In Thomas Mann’s novel Der Zauberberg (The Magic Mountain), which is a panorama of pre-First World War European civilization, there are a number of Russian characters. They sit at two separate tables: the Good Russian table and the Bad Russian table. Our thinking, notes Geoffrey Hosking, a leading British scholar on the Soviet Union, has not advanced much since then. At one table, we seat Tolstoy, Tchaikovsky, Repin, and Shakharov, at the other, most Tsars, Stalin and, most prominently today, Putin.

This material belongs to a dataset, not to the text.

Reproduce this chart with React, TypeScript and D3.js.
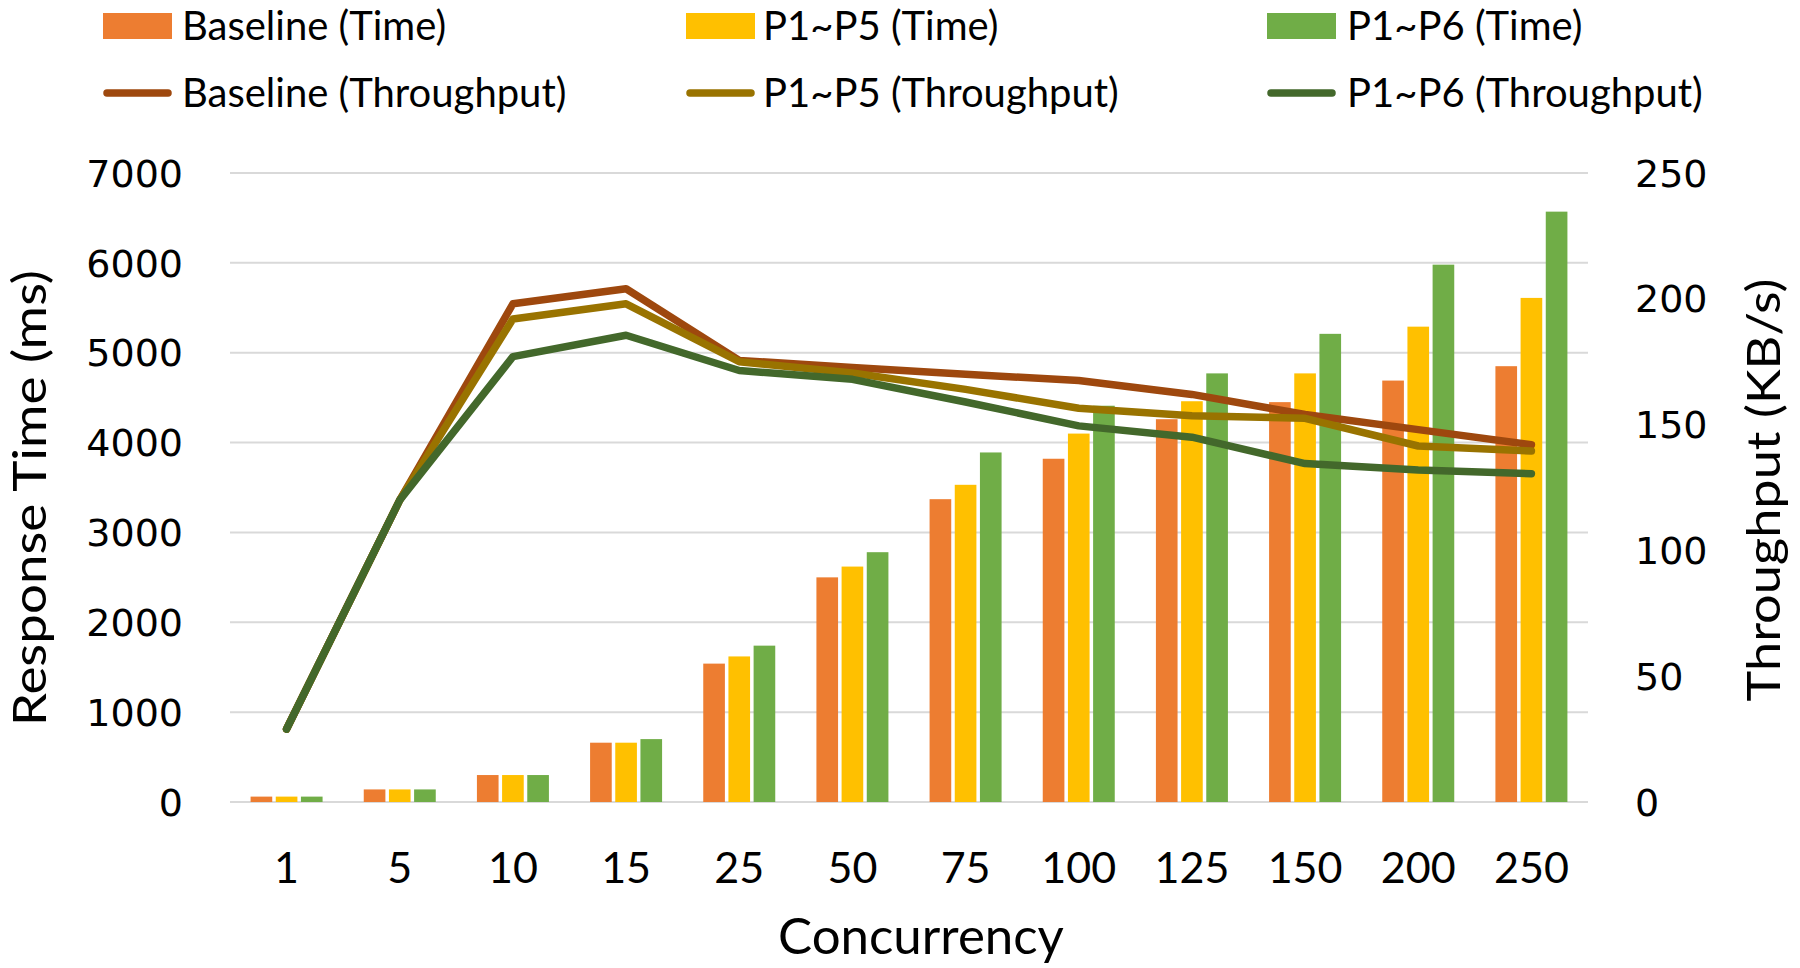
import React from "react";
import * as d3 from "d3";

const categories = ["1", "5", "10", "15", "25", "50", "75", "100", "125", "150", "200", "250"];

const baselineTime = [60, 140, 300, 660, 1540, 2500, 3370, 3820, 4260, 4450, 4690, 4850];
const p15Time = [60, 140, 300, 660, 1620, 2620, 3530, 4100, 4460, 4770, 5290, 5610];
const p16Time = [60, 140, 300, 700, 1740, 2780, 3890, 4410, 4770, 5210, 5980, 6570];

const baselineTp = [29, 120, 198, 204, 175.5, 172.7, 170, 167.5, 162, 154, 148, 142];
const p15Tp = [29, 120, 192, 198, 175, 170.5, 164, 156.5, 153.5, 152.5, 141.5, 139.5];
const p16Tp = [29, 120, 177, 185.5, 171.5, 168, 159, 149.5, 145, 134.5, 132, 130.5];

const leftTicks = [0, 1000, 2000, 3000, 4000, 5000, 6000, 7000];
const rightTicks = [0, 50, 100, 150, 200, 250];

const barSeries = [
  { key: "Baseline (Time)", values: baselineTime, color: "#ED7D31" },
  { key: "P1~P5 (Time)", values: p15Time, color: "#FFC000" },
  { key: "P1~P6 (Time)", values: p16Time, color: "#70AD47" },
];
const lineSeries = [
  { key: "Baseline (Throughput)", values: baselineTp, color: "#9E480E" },
  { key: "P1~P5 (Throughput)", values: p15Tp, color: "#997300" },
  { key: "P1~P6 (Throughput)", values: p16Tp, color: "#43682B" },
];

const TEXT_FONT = "Lato, 'Open Sans', sans-serif";
const NUM_FONT = "'DejaVu Sans', sans-serif";

export default function App() {
  const W = 1800;
  const H = 968;
  const left = 230;
  const right = 1588;
  const top = 173;
  const bottom = 802;

  const x0 = d3.scaleBand<string>().domain(categories).range([left, right]).padding(0);
  const x1 = d3
    .scaleBand<string>()
    .domain(barSeries.map((s) => s.key))
    .range([-36, 36])
    .paddingInner(0.14);
  const yL = d3.scaleLinear().domain([0, 7000]).range([bottom, top]);
  const yR = d3.scaleLinear().domain([0, 250]).range([bottom, top]);

  const cx = (c: string) => (x0(c) as number) + x0.bandwidth() / 2;

  const line = d3
    .line<number>()
    .x((_, i) => cx(categories[i]))
    .y((v) => yR(v));

  const legendCols = [103, 686, 1267];
  const legendTextX = [182, 763, 1347];
  const row1 = 26;
  const row2 = 93;

  return (
    <svg
      width={W}
      height={H}
      style={{ position: "absolute", left: 0, top: 0, background: "#fff" }}
    >
      <rect x={0} y={0} width={W} height={H} fill="#fff" />
      {/* gridlines */}
      {leftTicks.map((t) => (
        <line key={t} x1={left} x2={right} y1={yL(t)} y2={yL(t)} stroke="#D9D9D9" strokeWidth={2} />
      ))}
      {/* bars */}
      {barSeries.map((s) =>
        s.values.map((v, i) => {
          const c = categories[i];
          const bx = cx(c) + (x1(s.key) as number);
          return (
            <rect
              key={s.key + c}
              x={bx}
              y={yL(v)}
              width={x1.bandwidth()}
              height={yL(0) - yL(v)}
              fill={s.color}
            />
          );
        })
      )}
      {/* lines */}
      {lineSeries.map((s) => (
        <path
          key={s.key}
          d={line(s.values) || ""}
          fill="none"
          stroke={s.color}
          strokeWidth={7.5}
          strokeLinejoin="round"
          strokeLinecap="round"
        />
      ))}
      {/* left ticks */}
      {leftTicks.map((t) => (
        <text
          key={"l" + t}
          x={183}
          y={yL(t)}
          dy="0.36em"
          textAnchor="end"
          fontFamily={NUM_FONT}
          fontSize={38}
          fill="#000"
        >
          {t}
        </text>
      ))}
      {/* right ticks */}
      {rightTicks.map((t) => (
        <text
          key={"r" + t}
          x={1635}
          y={yR(t)}
          dy="0.36em"
          textAnchor="start"
          fontFamily={NUM_FONT}
          fontSize={38}
          fill="#000"
        >
          {t}
        </text>
      ))}
      {/* x tick labels */}
      {categories.map((c) => (
        <text
          key={"x" + c}
          x={cx(c)}
          y={868}
          dy="0.36em"
          textAnchor="middle"
          fontFamily={TEXT_FONT}
          fontSize={43}
          fill="#000"
        >
          {c}
        </text>
      ))}
      {/* axis titles */}
      <text x={921} y={936} dy="0.36em" textAnchor="middle" fontFamily={TEXT_FONT} fontSize={51} fill="#000">
        Concurrency
      </text>
      <text
        transform="translate(29,498) rotate(-90)"
        dy="0.36em"
        textAnchor="middle"
        fontFamily={TEXT_FONT}
        fontSize={46}
        textLength={456}
        lengthAdjust="spacingAndGlyphs"
        fill="#000"
      >
        Response Time (ms)
      </text>
      <text
        transform="translate(1763,490) rotate(-90)"
        dy="0.36em"
        textAnchor="middle"
        fontFamily={TEXT_FONT}
        fontSize={46}
        textLength={423}
        lengthAdjust="spacingAndGlyphs"
        fill="#000"
      >
        Throughput (KB/s)
      </text>
      {/* legend */}
      {barSeries.map((s, i) => (
        <g key={"lb" + s.key}>
          <rect x={legendCols[i]} y={row1 - 13} width={69} height={26} fill={s.color} />
          <text
            x={legendTextX[i]}
            y={row1}
            dy="0.36em"
            fontFamily={TEXT_FONT}
            fontSize={40}
            fill="#000"
          >
            {s.key}
          </text>
        </g>
      ))}
      {lineSeries.map((s, i) => (
        <g key={"ll" + s.key}>
          <line
            x1={legendCols[i] + 4}
            x2={legendCols[i] + 65}
            y1={row2}
            y2={row2}
            stroke={s.color}
            strokeWidth={7.5}
            strokeLinecap="round"
          />
          <text
            x={legendTextX[i]}
            y={row2}
            dy="0.36em"
            fontFamily={TEXT_FONT}
            fontSize={40}
            fill="#000"
          >
            {s.key}
          </text>
        </g>
      ))}
    </svg>
  );
}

Indeed, many commentators bemoan the West’s supposed incapacity to ‘understand’ Russia and adopt a pragmatic policy vis-à-vis the most complex geopolitical challenge Europe has faced over the past decades. One may not have to agree with Putin’s positions, Jörg Baberowski, a professor at Berlin’s Humboldt University writes in a recent op-ed (‘The West doesn’t get it’), yet dismissing them as purely irrational is unproductive and dangerous.
In the United States, only three out of the eight Ivy League universities have appointed a tenured professor in Russian politics since the collapse of the Soviet Union, and none of them has appointed a Russia expert in economics or sociology. The situation is similar in Germany. While there are 43 professors of Russian or East European history, there are only three professors of Russian politics, and one each in economics and sociology. Academics in developing countries such as Brazil or South Africa are generally even less knowledgeable about contemporary Russia.
In this context, Viatcheslav Morozov has written an important and thought-provoking book about Russia’s place in the world. Russia, he writes, must be viewed as a subaltern empire, and the focus should lie not on its imperial characteristic, but its subaltern nature, and as an object of external colonization that was integrated into the capitalist world-system on unequal terms.1
This argument is unusual, of course, because Russia has never been colonized: Morozov disagrees, arguing that Russia
has been colonized while remaining a sovereign state. The other, more precise way of putting this is that the Russian state has been and remains an instrument of colonization: it colonized the country on behalf of the global capitalist core while itself being integrated into European international society. (p. 32)
Russia’s world view, furthermore, is eurocentric: strongly dependent on the West in both economic and normative terms, Moscow justifies its foreign policy conduct by accusing the West of neocolonialism while pointing out the injustices inherent in the current international order. At the same time, Putin continues to engage in imperial pursuits in its ‘near abroad’, explicitly relying on the Soviet legacy to secure and expand its ‘spheres of influence’. Contemporary Russian identity critically depends on its (post)imperial self-image as a great power, where greatness is still defined by referring to the Soviet past. The Kremlin’s rhetoric regarding the need to democratize the international system by promoting a multipolar world coexists with increasingly repressive domestic policies: each claim made in the name of the subaltern consolidates the oppressive authoritarian regime within Russia and thus reinforces its imperial order.